Ce qui est nécessaire, répondit-il, c’est la mise au point des définitions. Si les définitions ne sont pas justes, les mots ne s’adaptent pas à la signification des choses. Si les mots ne s’adaptent pas, les affaires de l’État ne prospèrent pas. Si les affaires ne prospèrent pas, les rites et la musique ne sont plus en honneur, les châtiments de la loi ne sont plus pertinents, le peuple ne sait plus où assurer sa main et son pied. L’honnête homme choisit ses définitions de telle sorte qu’elles puissent sans équivoque se transformer en actes. Si les définitions sont justes, l’ordre règne. Si elles sont erronées, le désordre. S’il n’y a point de définition, c’est la mort qui règne. »

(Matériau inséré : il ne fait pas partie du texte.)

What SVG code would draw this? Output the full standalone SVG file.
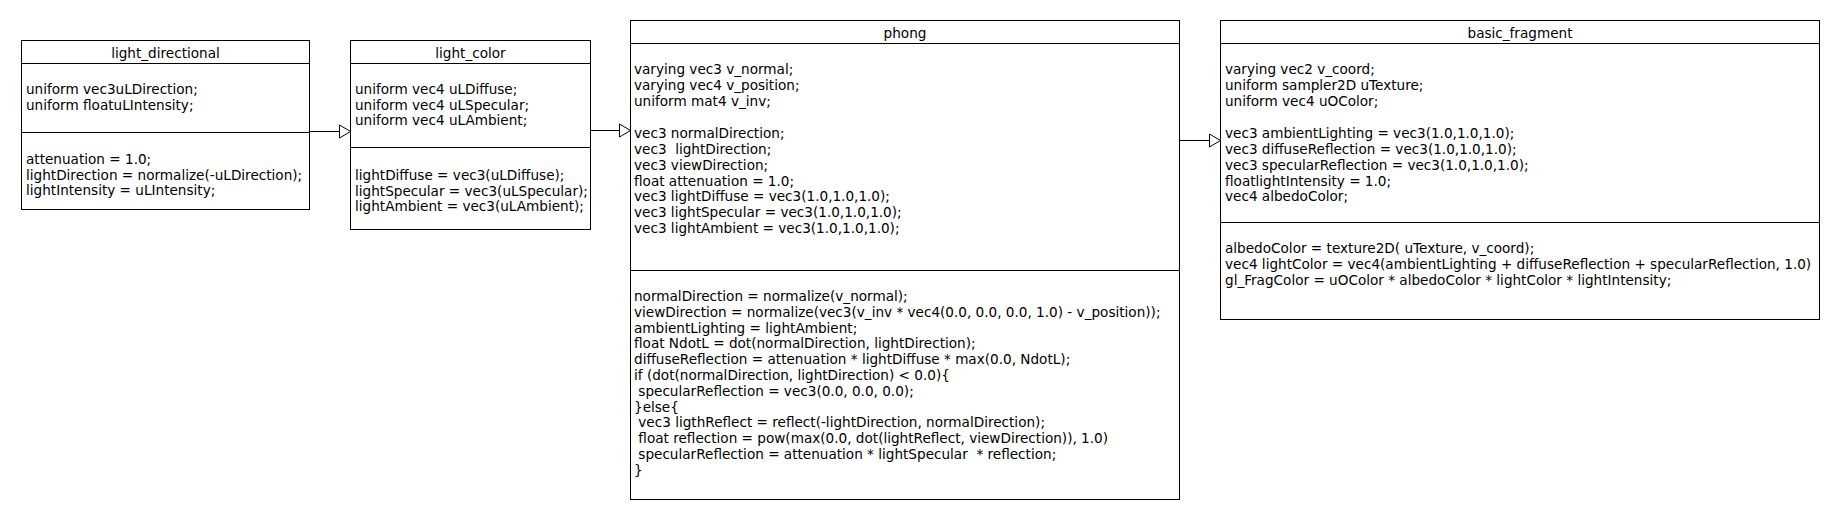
<svg xmlns="http://www.w3.org/2000/svg" width="1840" height="520" viewBox="0 0 1840 520">
<defs>
<style>
.box{fill:#fff;stroke:#000;stroke-width:1}
.sep{stroke:#000;stroke-width:1}
.t{font-family:"DejaVu Sans","Liberation Sans",sans-serif;font-size:13.6px;fill:#000}
.title{text-anchor:middle}
.edge{stroke:#000;stroke-width:1;fill:none}
</style>
<marker id="tri" markerUnits="userSpaceOnUse" markerWidth="14" markerHeight="16" refX="12" refY="7.5" orient="auto" viewBox="0 0 14 16">
<path d="M1,1 L12,7.5 L1,14 Z" fill="#fff" stroke="#000" stroke-width="1"/>
</marker>
</defs>
<rect width="1840" height="520" fill="#fff"/>

<g id="light_directional">
<rect class="box" x="21.5" y="40.5" width="288" height="169"/>
<line class="sep" x1="21.5" y1="63.5" x2="309.5" y2="63.5"/>
<line class="sep" x1="21.5" y1="132.5" x2="309.5" y2="132.5"/>
<text class="t title" x="165.5" y="58">light_directional</text>
<text class="t"><tspan x="26" y="94">uniform vec3uLDirection;</tspan><tspan x="26" y="109.5">uniform floatuLIntensity;</tspan></text>
<text class="t"><tspan x="26" y="164">attenuation = 1.0;</tspan><tspan x="26" y="179.5">lightDirection = normalize(-uLDirection);</tspan><tspan x="26" y="195">lightIntensity = uLIntensity;</tspan></text>
</g>

<g id="light_color">
<rect class="box" x="350.5" y="40.5" width="240" height="189"/>
<line class="sep" x1="350.5" y1="63.5" x2="590.5" y2="63.5"/>
<line class="sep" x1="350.5" y1="147.5" x2="590.5" y2="147.5"/>
<text class="t title" x="470.5" y="58">light_color</text>
<text class="t"><tspan x="355" y="94">uniform vec4 uLDiffuse;</tspan><tspan x="355" y="109.5">uniform vec4 uLSpecular;</tspan><tspan x="355" y="125">uniform vec4 uLAmbient;</tspan></text>
<text class="t"><tspan x="355" y="180">lightDiffuse = vec3(uLDiffuse);</tspan><tspan x="355" y="195.5">lightSpecular = vec3(uLSpecular);</tspan><tspan x="355" y="211">lightAmbient = vec3(uLAmbient);</tspan></text>
</g>

<g id="phong">
<rect class="box" x="630.5" y="20.5" width="549" height="479"/>
<line class="sep" x1="630.5" y1="43.5" x2="1179.5" y2="43.5"/>
<line class="sep" x1="630.5" y1="270.5" x2="1179.5" y2="270.5"/>
<text class="t title" x="905" y="38">phong</text>
<text class="t" xml:space="preserve"><tspan x="634" y="74">varying vec3 v_normal;</tspan><tspan x="634" y="90">varying vec4 v_position;</tspan><tspan x="634" y="106">uniform mat4 v_inv;</tspan><tspan x="634" y="138">vec3 normalDirection;</tspan><tspan x="634" y="153.8">vec3  lightDirection;</tspan><tspan x="634" y="169.6">vec3 viewDirection;</tspan><tspan x="634" y="185.5">float attenuation = 1.0;</tspan><tspan x="634" y="201.4">vec3 lightDiffuse = vec3(1.0,1.0,1.0);</tspan><tspan x="634" y="217.2">vec3 lightSpecular = vec3(1.0,1.0,1.0);</tspan><tspan x="634" y="233">vec3 lightAmbient = vec3(1.0,1.0,1.0);</tspan></text>
<text class="t" xml:space="preserve"><tspan x="634" y="301">normalDirection = normalize(v_normal);</tspan><tspan x="634" y="316.8">viewDirection = normalize(vec3(v_inv * vec4(0.0, 0.0, 0.0, 1.0) - v_position));</tspan><tspan x="634" y="332.6">ambientLighting = lightAmbient;</tspan><tspan x="634" y="348.4">float NdotL = dot(normalDirection, lightDirection);</tspan><tspan x="634" y="364.2">diffuseReflection = attenuation * lightDiffuse * max(0.0, NdotL);</tspan><tspan x="634" y="380">if (dot(normalDirection, lightDirection) &lt; 0.0){</tspan><tspan x="634" y="395.8"> specularReflection = vec3(0.0, 0.0, 0.0);</tspan><tspan x="634" y="411.6">}else{</tspan><tspan x="634" y="427.4"> vec3 ligthReflect = reflect(-lightDirection, normalDirection);</tspan><tspan x="634" y="443.2"> float reflection = pow(max(0.0, dot(lightReflect, viewDirection)), 1.0)</tspan><tspan x="634" y="459"> specularReflection = attenuation * lightSpecular  * reflection;</tspan><tspan x="634" y="474.8">}</tspan></text>
</g>

<g id="basic_fragment">
<rect class="box" x="1220.5" y="20.5" width="599" height="299"/>
<line class="sep" x1="1220.5" y1="43.5" x2="1819.5" y2="43.5"/>
<line class="sep" x1="1220.5" y1="222.5" x2="1819.5" y2="222.5"/>
<text class="t title" x="1520" y="38">basic_fragment</text>
<text class="t" xml:space="preserve"><tspan x="1225" y="74">varying vec2 v_coord;</tspan><tspan x="1225" y="90">uniform sampler2D uTexture;</tspan><tspan x="1225" y="106">uniform vec4 uOColor;</tspan><tspan x="1225" y="138">vec3 ambientLighting = vec3(1.0,1.0,1.0);</tspan><tspan x="1225" y="153.8">vec3 diffuseReflection = vec3(1.0,1.0,1.0);</tspan><tspan x="1225" y="169.6">vec3 specularReflection = vec3(1.0,1.0,1.0);</tspan><tspan x="1225" y="185.5">floatlightIntensity = 1.0;</tspan><tspan x="1225" y="201.4">vec4 albedoColor;</tspan></text>
<text class="t" xml:space="preserve"><tspan x="1225" y="253">albedoColor = texture2D( uTexture, v_coord);</tspan><tspan x="1225" y="269">vec4 lightColor = vec4(ambientLighting + diffuseReflection + specularReflection, 1.0)</tspan><tspan x="1225" y="285">gl_FragColor = uOColor * albedoColor * lightColor * lightIntensity;</tspan></text>
</g>

<g id="connectors">
<line class="edge" x1="309.5" y1="131.5" x2="350.5" y2="131.5" marker-end="url(#tri)"/>
<line class="edge" x1="590.5" y1="130.5" x2="630.5" y2="130.5" marker-end="url(#tri)"/>
<line class="edge" x1="1179.5" y1="140.5" x2="1220.5" y2="140.5" marker-end="url(#tri)"/>
</g>
</svg>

Du coup, voici révélée l’osmose consubstantielle entre politique et culture. La tâche prioritaire de la politique est de définir les mots, de dire sans équivoque ce qui doit être fait et ce qui doit être défait ; de sanctionner l’acte bon par la récompense, le crime par le châtiment, afin que chaque citoyen puisse assurer sa prise sur la réalité nationale et que, des activités de tous, naisse une harmonie, une musique. Quand les mots ne sont pas définis, tout sonne faux3. Si, personnellement, je suis viscéralement antisocialiste, ce n’est pas que le socialisme lèse mes intérêts matériels, qui sont d’ailleurs insignifiants, c’est d’abord parce que le socialisme est un univers sans repères objectifs, sans définitions précises, où il n’y a plus de sanction, où chacun lâche prise, où les esprits sont faux, où illusions et chimères remplacent les réalités ; bref c’est une cacophonie, le chaos, cette seconde mort dont parle saint Jean qui est un univers de discordances irrémédiables.
Dans toute l’histoire de la France, notre plus grand ministre de la Culture est incontestablement Richelieu : il a fondé l’Académie française en lui assignant pour tâche essentielle le dictionnaire, c’est-à-dire la définition des mots. Il ne faudrait pas que la tâche du dictionnaire divertisse l’Académie de nécessités ponctuelles qui peuvent se révéler plus urgentes et proprement salvatrices. Dans l’histoire d’une nation, il y a des moments où certains mots ont un effet ravageur : il faut s’en libérer.
Pour détourner les désastres qu’ils sont susceptibles de provoquer, il importe au plus haut point de les redéfinir, de révéler clairement leur sens ou leur non-sens.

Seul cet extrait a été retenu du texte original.